Small sample sizes and the bias of small numbers
As scientists, we have all received some level of training in statistics. A fundamental concept is that we are trying to make inferences about a specific population, but that we only have access to a sample of the people, dogs, amoebas, etc that belong to that population. By randomly sampling amoebas for example, we collect data and conduct statistical tests to learn something about the entire population, not just the amoebas we happen to have tested.
Because we are not able to collect data from all amoebas, our conclusions come with uncertainty. How well our conclusions apply to the entire population, how generalizable they are, depends on how well our sample is representative of the population. It might be that the small number of amoebas we sampled were particularly aggressive. This characteristic is not shared by the majority of amoebas in the population, but because we have not included a measure of aggression in our current study, we have no way of knowing that our sample is not representative.
However, because our statistical analyses reveal an interesting finding, we draft a manuscript and submit it to the top amoebas journal. Importantly, we draft the manuscript from the point of view that our sample is in fact representative of the overall population. Because our results were highly significant, we are convinced we have discovered something important. But is this in fact true?
On average, larger samples that are truly selected at random will be more representative of the entire population than a smaller sample. Yet, science is riddled with studies performed on small samples, which in most instances do not represent the overall population. Why are there so many small studies? As pointed out by Nobel Laureate Daniel Kahneman more than 40 years ago, part of the problem is that humans are running the show…
Belief in the law of small numbers
In a paper published in 1971 in Psychological Bulletin entitled Belief in the law of small numbers, Tversky & Kahneman argue that because scientists, who are human, have poor intuition about the laws of chance (i.e. probability), there is an overwhelming (and erroneous) belief that a randomly selected sample is highly representative of the population studied. The authors tested (and confirmed) this hypothesis by conducting a series of surveys on scientists.
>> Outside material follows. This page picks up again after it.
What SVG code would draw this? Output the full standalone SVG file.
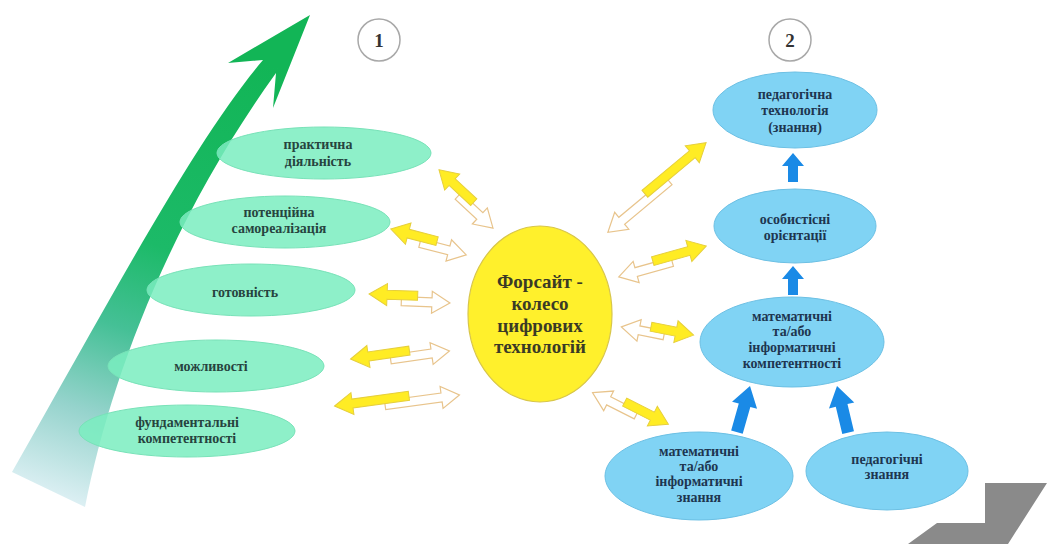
<svg xmlns="http://www.w3.org/2000/svg" width="1047" height="544" viewBox="0 0 1047 544">
<defs>
<linearGradient id="gArrow" gradientUnits="userSpaceOnUse" x1="200" y1="40" x2="40" y2="510">
<stop offset="0" stop-color="#12b556"/>
<stop offset="0.42" stop-color="#1cba68"/>
<stop offset="0.6" stop-color="#45c096"/>
<stop offset="0.78" stop-color="#95d3cc"/>
<stop offset="1" stop-color="#eaf5fb"/>
</linearGradient>
<style>
.g{fill:#7aedc0;fill-opacity:0.85;stroke:#78e2b8;stroke-width:1}
.b{fill:#80d3f4;stroke:#6cc0e4;stroke-width:1}
.tg{font-family:"Liberation Serif",serif;font-weight:bold;font-size:14px;fill:#27443f;text-anchor:middle}
.tb{font-family:"Liberation Serif",serif;font-weight:bold;font-size:14px;fill:#1e3650;text-anchor:middle}
.tc{font-family:"Liberation Serif",serif;font-weight:bold;font-size:19px;fill:#3a3a26;text-anchor:middle}
.num{font-family:"Liberation Serif",serif;font-weight:bold;font-size:19px;fill:#333;text-anchor:middle}
.ring{fill:#fff;stroke:#a8a8a8;stroke-width:1.5}
.ya{fill:#ffec24;stroke:#e6cf3c;stroke-width:1}
.ha{fill:#fff;stroke:#e8c48c;stroke-width:1.2}
.ba{fill:#1a8ae6}
</style>
</defs>
<rect width="1047" height="544" fill="#fff"/>

<g id="growth-arrow">
<path d="M263,60 L228,63 L310,15 L273,108 L276,73 C170,220 110,380 85,507 L12,472 C110,300 195,140 263,60 Z" fill="url(#gArrow)"/>
</g>

<g id="badge-1"><circle class="ring" cx="379" cy="40" r="21"/><text class="num" x="379" y="47">1</text></g>
<g id="badge-2"><circle class="ring" cx="790" cy="40" r="21"/><text class="num" x="790" y="47">2</text></g>

<g id="node-praktychna"><ellipse class="g" cx="324" cy="153" rx="107" ry="26"/><text class="tg" x="318" y="149">практична</text><text class="tg" x="318" y="166">діяльність</text></g>
<g id="node-potentsiina"><ellipse class="g" cx="285" cy="222" rx="105" ry="26"/><text class="tg" x="279" y="217">потенційна</text><text class="tg" x="279" y="233">самореалізація</text></g>
<g id="node-gotovnist"><ellipse class="g" cx="251" cy="290" rx="104" ry="26"/><text class="tg" x="245" y="297">готовність</text></g>
<g id="node-mozhlyvosti"><ellipse class="g" cx="216" cy="366" rx="108" ry="26"/><text class="tg" x="211" y="371">можливості</text></g>
<g id="node-fundamentalni"><ellipse class="g" cx="187" cy="431" rx="108" ry="26"/><text class="tg" x="187" y="427">фундаментальні</text><text class="tg" x="187" y="443">компетентності</text></g>

<g id="node-center"><ellipse cx="540" cy="314" rx="72" ry="88" fill="#fff02c" stroke="#d8c64a" stroke-width="1.2"/>
<text class="tc" x="540" y="288">Форсайт -</text><text class="tc" x="540" y="310">колесо</text><text class="tc" x="540" y="332">цифрових</text><text class="tc" x="540" y="353">технологій</text></g>

<g id="node-ped-tech"><ellipse class="b" cx="795" cy="110" rx="82" ry="38"/><text class="tb" x="795" y="99">педагогічна</text><text class="tb" x="795" y="115">технологія</text><text class="tb" x="795" y="132">(знання)</text></g>
<g id="node-osobystisni"><ellipse class="b" cx="795" cy="226" rx="81" ry="37"/><text class="tb" x="795" y="224">особистісні</text><text class="tb" x="795" y="240">орієнтації</text></g>
<g id="node-mat-komp"><ellipse class="b" cx="792" cy="342" rx="92" ry="45"/><text class="tb" x="792" y="321">математичні</text><text class="tb" x="792" y="336">та/або</text><text class="tb" x="792" y="352">інформатичні</text><text class="tb" x="792" y="368">компетентності</text></g>
<g id="node-mat-znannia"><ellipse class="b" cx="699" cy="476" rx="94" ry="44"/><text class="tb" x="699" y="456">математичні</text><text class="tb" x="699" y="471">та/або</text><text class="tb" x="699" y="486">інформатичні</text><text class="tb" x="699" y="502">знання</text></g>
<g id="node-ped-znannia"><ellipse class="b" cx="887" cy="471" rx="81" ry="39"/><text class="tb" x="887" y="464">педагогічні</text><text class="tb" x="887" y="479">знання</text></g>

<g id="connectors">
<path class="ha" transform="translate(493,228.2) rotate(222.97)" d="M0,0 L18,-11 L18,-4.5 L47.5,-4.5 L47.5,4.5 L18,4.5 L18,11 Z"/>
<path class="ya" transform="translate(439,169.8) rotate(42.97)" d="M0,0 L18,-11 L18,-4.5 L47.5,-4.5 L47.5,4.5 L18,4.5 L18,11 Z"/>
<path class="ha" transform="translate(466.2,254.9) rotate(194.56)" d="M0,0 L18,-11 L18,-4.5 L47.8,-4.5 L47.8,4.5 L18,4.5 L18,11 Z"/>
<path class="ya" transform="translate(390.8,229.1) rotate(14.56)" d="M0,0 L18,-11 L18,-4.5 L47.8,-4.5 L47.8,4.5 L18,4.5 L18,11 Z"/>
<path class="ha" transform="translate(449.9,303) rotate(182.12)" d="M0,0 L18,-11 L18,-4.5 L48.6,-4.5 L48.6,4.5 L18,4.5 L18,11 Z"/>
<path class="ya" transform="translate(369.1,294) rotate(2.12)" d="M0,0 L18,-11 L18,-4.5 L48.6,-4.5 L48.6,4.5 L18,4.5 L18,11 Z"/>
<path class="ha" transform="translate(449.4,351) rotate(171.87)" d="M0,0 L18,-11 L18,-4.5 L59.4,-4.5 L59.4,4.5 L18,4.5 L18,11 Z"/>
<path class="ya" transform="translate(350.6,359) rotate(-8.13)" d="M0,0 L18,-11 L18,-4.5 L59.4,-4.5 L59.4,4.5 L18,4.5 L18,11 Z"/>
<path class="ha" transform="translate(459.4,395) rotate(172.19)" d="M0,0 L18,-11 L18,-4.5 L75,-4.5 L75,4.5 L18,4.5 L18,11 Z"/>
<path class="ya" transform="translate(334.6,406) rotate(-7.81)" d="M0,0 L18,-11 L18,-4.5 L75,-4.5 L75,4.5 L18,4.5 L18,11 Z"/>
<path class="ha" transform="translate(607.9,232.3) rotate(-39.8)" d="M0,0 L18,-11 L18,-4.5 L79.7,-4.5 L79.7,4.5 L18,4.5 L18,11 Z"/>
<path class="ya" transform="translate(706.1,142.7) rotate(140.2)" d="M0,0 L18,-11 L18,-4.5 L79.7,-4.5 L79.7,4.5 L18,4.5 L18,11 Z"/>
<path class="ha" transform="translate(618.8,276.9) rotate(-15.7)" d="M0,0 L18,-11 L18,-4.5 L55.5,-4.5 L55.5,4.5 L18,4.5 L18,11 Z"/>
<path class="ya" transform="translate(706.2,246.1) rotate(164.3)" d="M0,0 L18,-11 L18,-4.5 L55.5,-4.5 L55.5,4.5 L18,4.5 L18,11 Z"/>
<path class="ha" transform="translate(621.4,326.9) rotate(11.1)" d="M0,0 L18,-11 L18,-4.5 L43.4,-4.5 L43.4,4.5 L18,4.5 L18,11 Z"/>
<path class="ya" transform="translate(693.6,335.1) rotate(191.1)" d="M0,0 L18,-11 L18,-4.5 L43.4,-4.5 L43.4,4.5 L18,4.5 L18,11 Z"/>
<path class="ha" transform="translate(592.6,392.7) rotate(26.9)" d="M0,0 L18,-11 L18,-4.5 L49,-4.5 L49,4.5 L18,4.5 L18,11 Z"/>
<path class="ya" transform="translate(668.4,424.3) rotate(206.9)" d="M0,0 L18,-11 L18,-4.5 L49,-4.5 L49,4.5 L18,4.5 L18,11 Z"/>

<path class="ba" d="M793,153 L782,166 L788,166 L788,182 L798,182 L798,166 L804,166 Z"/>
<path class="ba" d="M793,266 L782,279 L788,279 L788,295 L798,295 L798,279 L804,279 Z"/>
<path class="ba" transform="translate(750,386) rotate(15.8)" d="M0,0 L13,20 L6,20 L6,48 L-6,48 L-6,20 L-13,20 Z"/>
<path class="ba" transform="translate(837,386) rotate(-13.4)" d="M0,0 L13,20 L6,20 L6,48 L-6,48 L-6,20 L-13,20 Z"/>
</g>

<g id="corner-step"><path d="M985,483 L1047,483 L1008,544 L908,544 L937,523 L985,523 Z" fill="#8a8a8a"/></g>
</svg>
“A confidence interval, however, provides a useful index of sampling variability, and it is precisely this variability that we tend to underestimate.”
The authors summarized their key findings as follows:
- Scientists gamble research hypotheses on small samples without realizing that the odds against them are unreasonably high. Scientists overestimate power.
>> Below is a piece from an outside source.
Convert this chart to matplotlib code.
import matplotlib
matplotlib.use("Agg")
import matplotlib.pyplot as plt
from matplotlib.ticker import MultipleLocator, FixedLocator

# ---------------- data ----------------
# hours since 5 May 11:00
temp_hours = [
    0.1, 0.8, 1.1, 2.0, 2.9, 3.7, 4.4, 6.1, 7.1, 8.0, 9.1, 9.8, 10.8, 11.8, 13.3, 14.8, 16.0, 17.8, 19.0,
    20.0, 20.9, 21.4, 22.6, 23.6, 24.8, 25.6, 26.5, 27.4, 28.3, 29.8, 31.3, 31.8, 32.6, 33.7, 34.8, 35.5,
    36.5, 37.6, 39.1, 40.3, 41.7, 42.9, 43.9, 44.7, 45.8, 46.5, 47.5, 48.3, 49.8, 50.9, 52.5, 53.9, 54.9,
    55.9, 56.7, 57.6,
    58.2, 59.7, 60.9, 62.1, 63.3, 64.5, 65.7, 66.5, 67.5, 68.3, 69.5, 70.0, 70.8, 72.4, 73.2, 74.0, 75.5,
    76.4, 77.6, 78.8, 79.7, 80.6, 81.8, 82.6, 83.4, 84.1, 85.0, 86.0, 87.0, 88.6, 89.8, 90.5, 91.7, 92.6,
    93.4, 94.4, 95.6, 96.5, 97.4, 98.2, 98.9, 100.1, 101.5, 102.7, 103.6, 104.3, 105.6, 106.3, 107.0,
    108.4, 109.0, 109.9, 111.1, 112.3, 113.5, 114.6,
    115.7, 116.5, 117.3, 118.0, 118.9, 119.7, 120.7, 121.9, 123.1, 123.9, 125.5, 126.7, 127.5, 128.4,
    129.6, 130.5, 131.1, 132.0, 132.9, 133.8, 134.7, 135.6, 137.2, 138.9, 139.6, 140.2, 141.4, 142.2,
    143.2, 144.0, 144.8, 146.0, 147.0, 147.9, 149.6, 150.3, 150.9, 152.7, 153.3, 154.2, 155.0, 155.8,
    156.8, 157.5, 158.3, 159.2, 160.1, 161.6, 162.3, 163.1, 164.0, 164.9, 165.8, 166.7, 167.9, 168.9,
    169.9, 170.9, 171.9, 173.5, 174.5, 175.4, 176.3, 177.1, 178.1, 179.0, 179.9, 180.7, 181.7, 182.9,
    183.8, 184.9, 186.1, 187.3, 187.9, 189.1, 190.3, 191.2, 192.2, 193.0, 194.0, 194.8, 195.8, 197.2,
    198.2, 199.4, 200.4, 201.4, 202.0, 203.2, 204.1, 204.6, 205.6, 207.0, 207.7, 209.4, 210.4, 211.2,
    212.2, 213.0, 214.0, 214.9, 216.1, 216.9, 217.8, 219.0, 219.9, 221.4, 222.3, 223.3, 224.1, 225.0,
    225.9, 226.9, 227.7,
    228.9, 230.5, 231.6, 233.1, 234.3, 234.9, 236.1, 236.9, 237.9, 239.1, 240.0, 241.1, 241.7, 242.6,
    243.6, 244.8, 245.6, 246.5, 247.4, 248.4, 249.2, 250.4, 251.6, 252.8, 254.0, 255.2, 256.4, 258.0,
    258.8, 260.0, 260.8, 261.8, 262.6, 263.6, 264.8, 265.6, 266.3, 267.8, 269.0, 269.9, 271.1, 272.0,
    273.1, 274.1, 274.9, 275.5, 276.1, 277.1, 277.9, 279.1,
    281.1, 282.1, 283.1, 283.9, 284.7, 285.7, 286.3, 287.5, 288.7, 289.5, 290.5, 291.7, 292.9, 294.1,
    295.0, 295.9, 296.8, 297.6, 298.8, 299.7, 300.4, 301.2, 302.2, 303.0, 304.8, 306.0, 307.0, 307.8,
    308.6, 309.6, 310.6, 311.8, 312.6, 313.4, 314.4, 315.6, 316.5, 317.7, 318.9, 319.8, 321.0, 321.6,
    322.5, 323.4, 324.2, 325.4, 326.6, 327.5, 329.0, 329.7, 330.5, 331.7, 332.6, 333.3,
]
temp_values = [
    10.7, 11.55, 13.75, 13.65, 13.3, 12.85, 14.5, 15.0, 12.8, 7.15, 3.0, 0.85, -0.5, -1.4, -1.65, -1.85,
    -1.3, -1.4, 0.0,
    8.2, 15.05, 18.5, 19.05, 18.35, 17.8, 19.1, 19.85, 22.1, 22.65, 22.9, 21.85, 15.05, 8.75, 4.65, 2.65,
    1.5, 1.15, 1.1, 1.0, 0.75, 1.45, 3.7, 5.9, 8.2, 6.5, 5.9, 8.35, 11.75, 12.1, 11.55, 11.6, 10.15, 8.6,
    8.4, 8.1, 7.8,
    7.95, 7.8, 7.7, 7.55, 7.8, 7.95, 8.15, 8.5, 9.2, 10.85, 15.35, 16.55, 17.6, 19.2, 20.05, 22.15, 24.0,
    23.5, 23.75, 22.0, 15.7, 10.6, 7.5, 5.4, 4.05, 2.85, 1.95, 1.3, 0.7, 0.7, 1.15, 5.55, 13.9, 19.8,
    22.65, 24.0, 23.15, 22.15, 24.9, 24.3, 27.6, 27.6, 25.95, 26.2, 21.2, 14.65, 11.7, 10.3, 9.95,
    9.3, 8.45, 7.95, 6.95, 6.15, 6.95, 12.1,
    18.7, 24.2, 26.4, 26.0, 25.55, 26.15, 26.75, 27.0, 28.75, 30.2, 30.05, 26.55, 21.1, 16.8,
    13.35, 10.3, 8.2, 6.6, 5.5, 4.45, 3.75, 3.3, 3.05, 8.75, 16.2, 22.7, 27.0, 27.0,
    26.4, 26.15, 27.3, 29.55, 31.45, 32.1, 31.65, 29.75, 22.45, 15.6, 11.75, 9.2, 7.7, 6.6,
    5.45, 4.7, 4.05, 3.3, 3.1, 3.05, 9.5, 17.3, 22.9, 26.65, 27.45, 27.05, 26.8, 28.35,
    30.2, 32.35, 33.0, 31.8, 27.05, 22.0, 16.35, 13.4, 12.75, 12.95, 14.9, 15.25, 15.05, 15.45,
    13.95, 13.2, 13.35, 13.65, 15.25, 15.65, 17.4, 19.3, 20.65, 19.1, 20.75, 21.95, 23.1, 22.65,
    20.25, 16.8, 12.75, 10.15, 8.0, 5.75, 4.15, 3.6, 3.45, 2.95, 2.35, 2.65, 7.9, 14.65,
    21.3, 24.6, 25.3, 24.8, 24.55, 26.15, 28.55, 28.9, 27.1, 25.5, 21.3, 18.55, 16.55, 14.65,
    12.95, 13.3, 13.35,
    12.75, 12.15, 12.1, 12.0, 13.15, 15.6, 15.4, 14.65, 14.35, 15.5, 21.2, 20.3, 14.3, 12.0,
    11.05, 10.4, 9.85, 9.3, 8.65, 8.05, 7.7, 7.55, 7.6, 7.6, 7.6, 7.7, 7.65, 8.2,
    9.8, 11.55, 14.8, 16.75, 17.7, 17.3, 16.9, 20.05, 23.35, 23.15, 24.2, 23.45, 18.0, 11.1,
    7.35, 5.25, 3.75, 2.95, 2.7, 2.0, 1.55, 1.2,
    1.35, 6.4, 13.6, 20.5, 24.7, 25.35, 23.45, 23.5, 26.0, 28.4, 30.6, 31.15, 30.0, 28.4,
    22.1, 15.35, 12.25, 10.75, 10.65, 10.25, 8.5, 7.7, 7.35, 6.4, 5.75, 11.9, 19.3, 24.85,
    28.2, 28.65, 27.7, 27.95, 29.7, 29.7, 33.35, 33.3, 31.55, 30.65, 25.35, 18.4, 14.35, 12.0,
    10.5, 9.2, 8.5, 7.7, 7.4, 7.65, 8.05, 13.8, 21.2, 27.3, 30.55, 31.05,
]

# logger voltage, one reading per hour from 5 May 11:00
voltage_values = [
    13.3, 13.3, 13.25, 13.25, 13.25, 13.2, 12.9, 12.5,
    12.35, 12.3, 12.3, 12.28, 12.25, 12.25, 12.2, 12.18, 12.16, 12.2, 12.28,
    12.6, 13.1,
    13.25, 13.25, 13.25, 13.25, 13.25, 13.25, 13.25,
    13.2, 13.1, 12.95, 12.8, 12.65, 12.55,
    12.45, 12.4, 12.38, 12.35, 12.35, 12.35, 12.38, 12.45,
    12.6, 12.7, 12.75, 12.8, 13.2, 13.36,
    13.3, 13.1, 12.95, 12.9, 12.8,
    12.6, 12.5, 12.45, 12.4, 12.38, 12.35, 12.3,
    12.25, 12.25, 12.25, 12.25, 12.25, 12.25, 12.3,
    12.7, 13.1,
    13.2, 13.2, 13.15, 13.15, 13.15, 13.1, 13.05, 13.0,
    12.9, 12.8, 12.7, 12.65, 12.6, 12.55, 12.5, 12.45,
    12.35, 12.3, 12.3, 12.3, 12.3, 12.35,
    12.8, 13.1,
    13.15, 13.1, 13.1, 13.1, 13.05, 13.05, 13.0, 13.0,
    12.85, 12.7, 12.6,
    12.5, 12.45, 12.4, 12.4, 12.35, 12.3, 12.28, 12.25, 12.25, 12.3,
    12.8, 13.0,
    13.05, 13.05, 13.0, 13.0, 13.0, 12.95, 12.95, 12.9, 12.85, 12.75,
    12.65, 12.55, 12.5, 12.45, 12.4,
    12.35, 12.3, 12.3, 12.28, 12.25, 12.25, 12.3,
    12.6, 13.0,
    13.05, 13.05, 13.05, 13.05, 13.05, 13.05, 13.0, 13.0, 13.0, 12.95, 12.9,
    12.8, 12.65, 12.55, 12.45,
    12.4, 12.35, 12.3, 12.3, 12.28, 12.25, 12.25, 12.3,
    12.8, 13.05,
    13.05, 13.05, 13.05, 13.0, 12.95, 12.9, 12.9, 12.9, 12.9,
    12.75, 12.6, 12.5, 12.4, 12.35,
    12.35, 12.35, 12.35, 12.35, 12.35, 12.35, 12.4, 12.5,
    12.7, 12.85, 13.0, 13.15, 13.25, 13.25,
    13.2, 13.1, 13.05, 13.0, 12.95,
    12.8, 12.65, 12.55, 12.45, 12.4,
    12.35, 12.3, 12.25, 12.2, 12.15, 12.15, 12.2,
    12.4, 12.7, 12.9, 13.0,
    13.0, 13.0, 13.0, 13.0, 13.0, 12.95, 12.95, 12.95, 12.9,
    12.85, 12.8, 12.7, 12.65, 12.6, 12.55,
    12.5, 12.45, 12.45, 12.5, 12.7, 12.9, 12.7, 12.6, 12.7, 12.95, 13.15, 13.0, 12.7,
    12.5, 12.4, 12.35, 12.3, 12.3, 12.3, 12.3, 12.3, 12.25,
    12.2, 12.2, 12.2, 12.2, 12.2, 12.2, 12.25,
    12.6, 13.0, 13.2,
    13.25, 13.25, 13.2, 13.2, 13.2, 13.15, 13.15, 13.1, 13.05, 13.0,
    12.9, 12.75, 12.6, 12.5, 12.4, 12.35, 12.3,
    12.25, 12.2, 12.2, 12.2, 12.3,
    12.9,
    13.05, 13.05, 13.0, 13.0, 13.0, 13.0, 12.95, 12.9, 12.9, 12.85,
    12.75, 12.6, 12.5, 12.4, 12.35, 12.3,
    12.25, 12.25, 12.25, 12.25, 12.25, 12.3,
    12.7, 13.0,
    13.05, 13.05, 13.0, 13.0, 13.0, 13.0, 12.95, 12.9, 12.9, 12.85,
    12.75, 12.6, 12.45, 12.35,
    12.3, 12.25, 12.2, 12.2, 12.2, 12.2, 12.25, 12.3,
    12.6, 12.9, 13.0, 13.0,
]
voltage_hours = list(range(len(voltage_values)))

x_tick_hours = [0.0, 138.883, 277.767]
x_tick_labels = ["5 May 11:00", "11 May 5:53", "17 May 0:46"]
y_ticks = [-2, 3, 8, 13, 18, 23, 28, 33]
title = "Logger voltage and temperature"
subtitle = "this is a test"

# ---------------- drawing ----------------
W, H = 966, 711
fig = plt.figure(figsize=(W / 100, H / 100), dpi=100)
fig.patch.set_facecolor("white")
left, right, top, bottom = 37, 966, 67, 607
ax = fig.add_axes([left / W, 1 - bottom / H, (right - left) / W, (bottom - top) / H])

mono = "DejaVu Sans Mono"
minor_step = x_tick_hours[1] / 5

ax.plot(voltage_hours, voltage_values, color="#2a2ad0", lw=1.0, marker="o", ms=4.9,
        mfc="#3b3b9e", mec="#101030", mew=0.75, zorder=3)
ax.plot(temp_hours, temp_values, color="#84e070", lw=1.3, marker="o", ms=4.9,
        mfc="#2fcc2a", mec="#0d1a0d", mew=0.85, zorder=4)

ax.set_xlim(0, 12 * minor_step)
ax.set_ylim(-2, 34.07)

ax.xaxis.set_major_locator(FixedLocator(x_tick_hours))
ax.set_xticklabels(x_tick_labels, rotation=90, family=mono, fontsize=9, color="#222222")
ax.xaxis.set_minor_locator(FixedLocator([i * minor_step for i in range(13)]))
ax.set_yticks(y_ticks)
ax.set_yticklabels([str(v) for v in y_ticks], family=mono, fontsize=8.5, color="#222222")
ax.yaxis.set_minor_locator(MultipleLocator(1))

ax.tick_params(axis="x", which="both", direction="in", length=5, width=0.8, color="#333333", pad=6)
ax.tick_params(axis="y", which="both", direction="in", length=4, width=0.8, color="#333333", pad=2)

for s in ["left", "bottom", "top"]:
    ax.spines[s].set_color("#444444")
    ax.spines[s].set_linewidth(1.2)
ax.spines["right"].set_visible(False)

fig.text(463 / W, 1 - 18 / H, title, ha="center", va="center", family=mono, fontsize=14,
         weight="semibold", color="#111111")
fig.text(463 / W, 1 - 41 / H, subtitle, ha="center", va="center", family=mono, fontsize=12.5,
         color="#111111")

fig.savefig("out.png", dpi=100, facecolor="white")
- Scientists have unreasonable confidence in early trends and in the stability of observed patterns. Scientists overestimate significance.
- In evaluating replications, scientists have unreasonably high expectations about the replicability of significant results. Scientists underestimate the magnitude of confidence intervals.
- Scientists rarely attribute a deviation of results from expectations to sampling variability, because they find a causal “explanation” for any discrepancy. Thus, they have little opportunity to recognize sampling variation in action. Scientists self-perpetuate the belief in small numbers.
Statistical power and sample sizes.
“[Tversky & Kahneman] refuse to believe that a serious investigator will knowingly accept a 50% risk of failing to confirm a valid research hypothesis.”
It was interesting to note that many of the topics currently being discussed in the context of reproducible science were also being discussed more than 30 years ago. For example, the presence of “ridiculously underpowered studies”, the importance of reproducing a key finding, the sample size to use in a replication study, the limitations of p-values, the bias present in interpreting and reporting scientific results.
With such clear thinkers at the helm, why were these issues not resolved and their solutions implemented decades ago?
Reliance on p-values.
“The emphasis on statistical significance levels tends to obscure a fundamental distinction between the size of an effect and it statistical significance. Regardless of sample size, the size of an effect in one study is a reasonable estimate of the size of the effect in replication. In contrast, the estimated significance level is a replication depends critically on sample size.”
The belief that results from small samples are representative of the overall population is a cognitive bias. As such, it is active without us even knowing about it. Effort must be exerted to recognize it in ourselves, and precautions put in place to limit its impact. Examples of such precautions include focusing on the size and certainty of an observed effect, pre-registration of study protocols and analyses plans, and blinded data analyses.
Tversky A & Kahneman D (1971).
Belief in the law of small numbers. Psychological Bull. 76: 105-110.